## Information supplied
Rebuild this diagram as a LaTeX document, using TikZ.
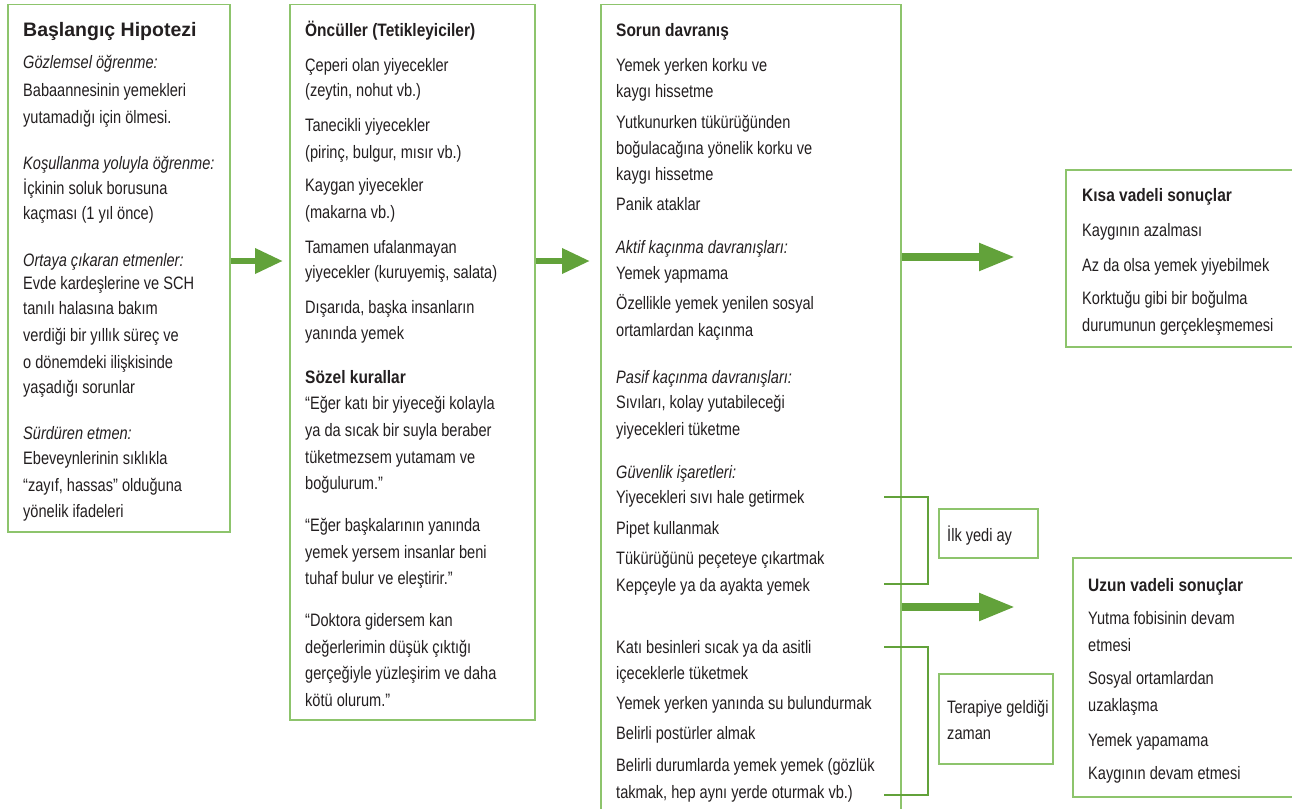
\documentclass[tikz,border=0pt]{standalone}
\usepackage{fontspec}
\setmainfont{Liberation Sans}[FakeStretch=0.81]
\newfontfamily\hdfont{Liberation Sans}[FakeStretch=0.86]
\newfontfamily\ttlfont{Liberation Sans}
\usetikzlibrary{arrows.meta}
\definecolor{boxgreen}{HTML}{8DC46C}
\definecolor{arrgreen}{HTML}{62A23A}
\definecolor{txtc}{HTML}{231F20}
\begin{document}
\begin{tikzpicture}[x=1pt,y=-1pt,
  box/.style={draw=boxgreen, line width=1.5pt, rectangle, inner sep=0pt, anchor=north west},
  t/.style={anchor=base west, inner sep=0pt, text=txtc, font=\fontsize{18}{22}\selectfont},
  ti/.style={t, font=\fontsize{18}{22}\selectfont\itshape},
  tb/.style={t, font=\fontsize{18}{22}\selectfont\hdfont\bfseries},
  tt/.style={t, font=\fontsize{19.5}{24}\selectfont\ttlfont\bfseries},
  smallarrow/.style={draw=arrgreen, line width=6.5pt, -{Triangle[length=28pt,width=24pt]}},
  bigarrow/.style={draw=arrgreen, line width=8pt, -{Triangle[length=36pt,width=26pt]}},
  bracket/.style={draw=arrgreen, line width=2.5pt}
]
\useasboundingbox (0,0) rectangle (1292,808);
\fill[white] (0,0) rectangle (1292,808);

% boxes
\node[box, minimum width=222pt, minimum height=527pt] (box1) at (7,4) {};
\node[box, minimum width=245pt, minimum height=715pt] (box2) at (289,4) {};
\node[box, minimum width=300pt, minimum height=830pt] (box3) at (600,4) {};
\node[box, minimum width=240pt, minimum height=177pt] (kisa) at (1065,169) {};
\node[box, minimum width=240pt, minimum height=239pt] (uzun) at (1072,557) {};
\node[box, minimum width=99pt, minimum height=49pt] (ilk) at (938,508) {};
\node[box, minimum width=114pt, minimum height=90pt] (ter) at (938,673) {};

% y levels for connectors
\coordinate (y1) at (0,261);
\coordinate (y3) at (0,257);
\coordinate (y4) at (0,607);
\coordinate (e3) at (1015,257);
\coordinate (e4) at (1015,607);

\draw[smallarrow] (box1.east |- y1) -- ([xshift=-6pt]box2.west |- y1);
\draw[smallarrow] (box2.east |- y1) -- ([xshift=-10pt]box3.west |- y1);
\draw[bigarrow] (box3.east |- y3) -- (e3);
\draw[bigarrow] (box3.east |- y4) -- (e4);

% brackets
\draw[bracket] (884,497) -- (928,497) -- (928,584) -- (884,584);
\draw[bracket] (884,647) -- (928,647) -- (928,795) -- (884,795);

% box 1 text
\node[tt] (a0) at (23,37) {Başlangıç Hipotezi};
\node[ti] (a1) at (23,69) {Gözlemsel öğrenme:};
\node[t] (a2) at (23,96) {Babaannesinin yemekleri};
\node[t] (a3) at (23,123) {yutamadığı için ölmesi.};
\node[ti] (a4) at (23,169) {Koşullanma yoluyla öğrenme:};
\node[t] (a5) at (23,194) {İçkinin soluk borusuna};
\node[t] (a6) at (23,219) {kaçması (1 yıl önce)};
\node[ti] (a7) at (23,266) {Ortaya çıkaran etmenler:};
\node[t] (a8) at (23,289) {Evde kardeşlerine ve SCH};
\node[t] (a9) at (23,314) {tanılı halasına bakım};
\node[t] (a10) at (23,341) {verdiği bir yıllık süreç ve};
\node[t] (a11) at (23,368) {o dönemdeki ilişkisinde};
\node[t] (a12) at (23,393) {yaşadığı sorunlar};
\node[ti] (a13) at (23,439) {Sürdüren etmen:};
\node[t] (a14) at (23,464) {Ebeveynlerinin sıklıkla};
\node[t] (a15) at (23,491) {“zayıf, hassas” olduğuna};
\node[t] (a16) at (23,517) {yönelik ifadeleri};

% box 2 text
\node[tb] (b0) at (305,37) {Öncüller (Tetikleyiciler)};
\node[t] (b1) at (305,71) {Çeperi olan yiyecekler};
\node[t] (b2) at (305,96) {(zeytin, nohut vb.)};
\node[t] (b3) at (305,131) {Tanecikli yiyecekler};
\node[t] (b4) at (305,158) {(pirinç, bulgur, mısır vb.)};
\node[t] (b5) at (305,191) {Kaygan yiyecekler};
\node[t] (b6) at (305,218) {(makarna vb.)};
\node[t] (b7) at (305,253) {Tamamen ufalanmayan};
\node[t] (b8) at (305,278) {yiyecekler (kuruyemiş, salata)};
\node[t] (b9) at (305,313) {Dışarıda, başka insanların};
\node[t] (b10) at (305,339) {yanında yemek};
\node[tb] (b11) at (305,383) {Sözel kurallar};
\node[t] (b12) at (305,409) {“Eğer katı bir yiyeceği kolayla};
\node[t] (b13) at (305,436) {ya da sıcak bir suyla beraber};
\node[t] (b14) at (305,463) {tüketmezsem yutamam ve};
\node[t] (b15) at (305,489) {boğulurum.”};
\node[t] (b16) at (305,531) {“Eğer başkalarının yanında};
\node[t] (b17) at (305,558) {yemek yersem insanlar beni};
\node[t] (b18) at (305,584) {tuhaf bulur ve eleştirir.”};
\node[t] (b19) at (305,626) {“Doktora gidersem kan};
\node[t] (b20) at (305,653) {değerlerimin düşük çıktığı};
\node[t] (b21) at (305,679) {gerçeğiyle yüzleşirim ve daha};
\node[t] (b22) at (305,706) {kötü olurum.”};

% box 3 text
\node[tb] (c0) at (616,37) {Sorun davranış};
\node[t] (c1) at (616,71) {Yemek yerken korku ve};
\node[t] (c2) at (616,97) {kaygı hissetme};
\node[t] (c3) at (616,128) {Yutkunurken tükürüğünden};
\node[t] (c4) at (616,154) {boğulacağına yönelik korku ve};
\node[t] (c5) at (616,180) {kaygı hissetme};
\node[t] (c6) at (616,210) {Panik ataklar};
\node[ti] (c7) at (616,253) {Aktif kaçınma davranışları:};
\node[t] (c8) at (616,279) {Yemek yapmama};
\node[t] (c9) at (616,309) {Özellikle yemek yenilen sosyal};
\node[t] (c10) at (616,336) {ortamlardan kaçınma};
\node[ti] (c11) at (616,383) {Pasif kaçınma davranışları:};
\node[t] (c12) at (616,408) {Sıvıları, kolay yutabileceği};
\node[t] (c13) at (616,435) {yiyecekleri tüketme};
\node[ti] (c14) at (616,478) {Güvenlik işaretleri:};
\node[t] (c15) at (616,503) {Yiyecekleri sıvı hale getirmek};
\node[t] (c16) at (616,534) {Pipet kullanmak};
\node[t] (c17) at (616,564) {Tükürüğünü peçeteye çıkartmak};
\node[t] (c18) at (616,591) {Kepçeyle ya da ayakta yemek};
\node[t] (c19) at (616,653) {Katı besinleri sıcak ya da asitli};
\node[t] (c20) at (616,679) {içeceklerle tüketmek};
\node[t] (c21) at (616,709) {Yemek yerken yanında su bulundurmak};
\node[t] (c22) at (616,739) {Belirli postürler almak};
\node[t] (c23) at (616,771) {Belirli durumlarda yemek yemek (gözlük};
\node[t] (c24) at (616,798) {takmak, hep aynı yerde oturmak vb.)};

% side labels
\node[t] (i1) at (947,541) {İlk yedi ay};
\node[t] (p1) at (947,713) {Terapiye geldiği};
\node[t] (p2) at (947,739) {zaman};

% short-term
\node[tb] (k0) at (1082,201) {Kısa vadeli sonuçlar};
\node[t] (k1) at (1082,236) {Kaygının azalması};
\node[t] (k2) at (1082,271) {Az da olsa yemek yiyebilmek};
\node[t] (k3) at (1082,304) {Korktuğu gibi bir boğulma};
\node[t] (k4) at (1082,331) {durumunun gerçekleşmemesi};

% long-term
\node[tb] (u0) at (1088,591) {Uzun vadeli sonuçlar};
\node[t] (u1) at (1088,624) {Yutma fobisinin devam};
\node[t] (u2) at (1088,651) {etmesi};
\node[t] (u3) at (1088,684) {Sosyal ortamlardan};
\node[t] (u4) at (1088,711) {uzaklaşma};
\node[t] (u5) at (1088,746) {Yemek yapamama};
\node[t] (u6) at (1088,779) {Kaygının devam etmesi};
\end{tikzpicture}
\end{document}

## What the task asks
Begin at the top of the material above and output each line exactly, stopping after the line that holds "(e4) at (1015,607);". Leave out pictures.

## Task solution
Rebuild this diagram as a LaTeX document, using TikZ.
\documentclass[tikz,border=0pt]{standalone}
\usepackage{fontspec}
\setmainfont{Liberation Sans}[FakeStretch=0.81]
\newfontfamily\hdfont{Liberation Sans}[FakeStretch=0.86]
\newfontfamily\ttlfont{Liberation Sans}
\usetikzlibrary{arrows.meta}
\definecolor{boxgreen}{HTML}{8DC46C}
\definecolor{arrgreen}{HTML}{62A23A}
\definecolor{txtc}{HTML}{231F20}
\begin{document}
\begin{tikzpicture}[x=1pt,y=-1pt,
  box/.style={draw=boxgreen, line width=1.5pt, rectangle, inner sep=0pt, anchor=north west},
  t/.style={anchor=base west, inner sep=0pt, text=txtc, font=\fontsize{18}{22}\selectfont},
  ti/.style={t, font=\fontsize{18}{22}\selectfont\itshape},
  tb/.style={t, font=\fontsize{18}{22}\selectfont\hdfont\bfseries},
  tt/.style={t, font=\fontsize{19.5}{24}\selectfont\ttlfont\bfseries},
  smallarrow/.style={draw=arrgreen, line width=6.5pt, -{Triangle[length=28pt,width=24pt]}},
  bigarrow/.style={draw=arrgreen, line width=8pt, -{Triangle[length=36pt,width=26pt]}},
  bracket/.style={draw=arrgreen, line width=2.5pt}
]
\useasboundingbox (0,0) rectangle (1292,808);
\fill[white] (0,0) rectangle (1292,808);

% boxes
\node[box, minimum width=222pt, minimum height=527pt] (box1) at (7,4) {};
\node[box, minimum width=245pt, minimum height=715pt] (box2) at (289,4) {};
\node[box, minimum width=300pt, minimum height=830pt] (box3) at (600,4) {};
\node[box, minimum width=240pt, minimum height=177pt] (kisa) at (1065,169) {};
\node[box, minimum width=240pt, minimum height=239pt] (uzun) at (1072,557) {};
\node[box, minimum width=99pt, minimum height=49pt] (ilk) at (938,508) {};
\node[box, minimum width=114pt, minimum height=90pt] (ter) at (938,673) {};

% y levels for connectors
\coordinate (y1) at (0,261);
\coordinate (y3) at (0,257);
\coordinate (y4) at (0,607);
\coordinate (e3) at (1015,257);
\coordinate (e4) at (1015,607);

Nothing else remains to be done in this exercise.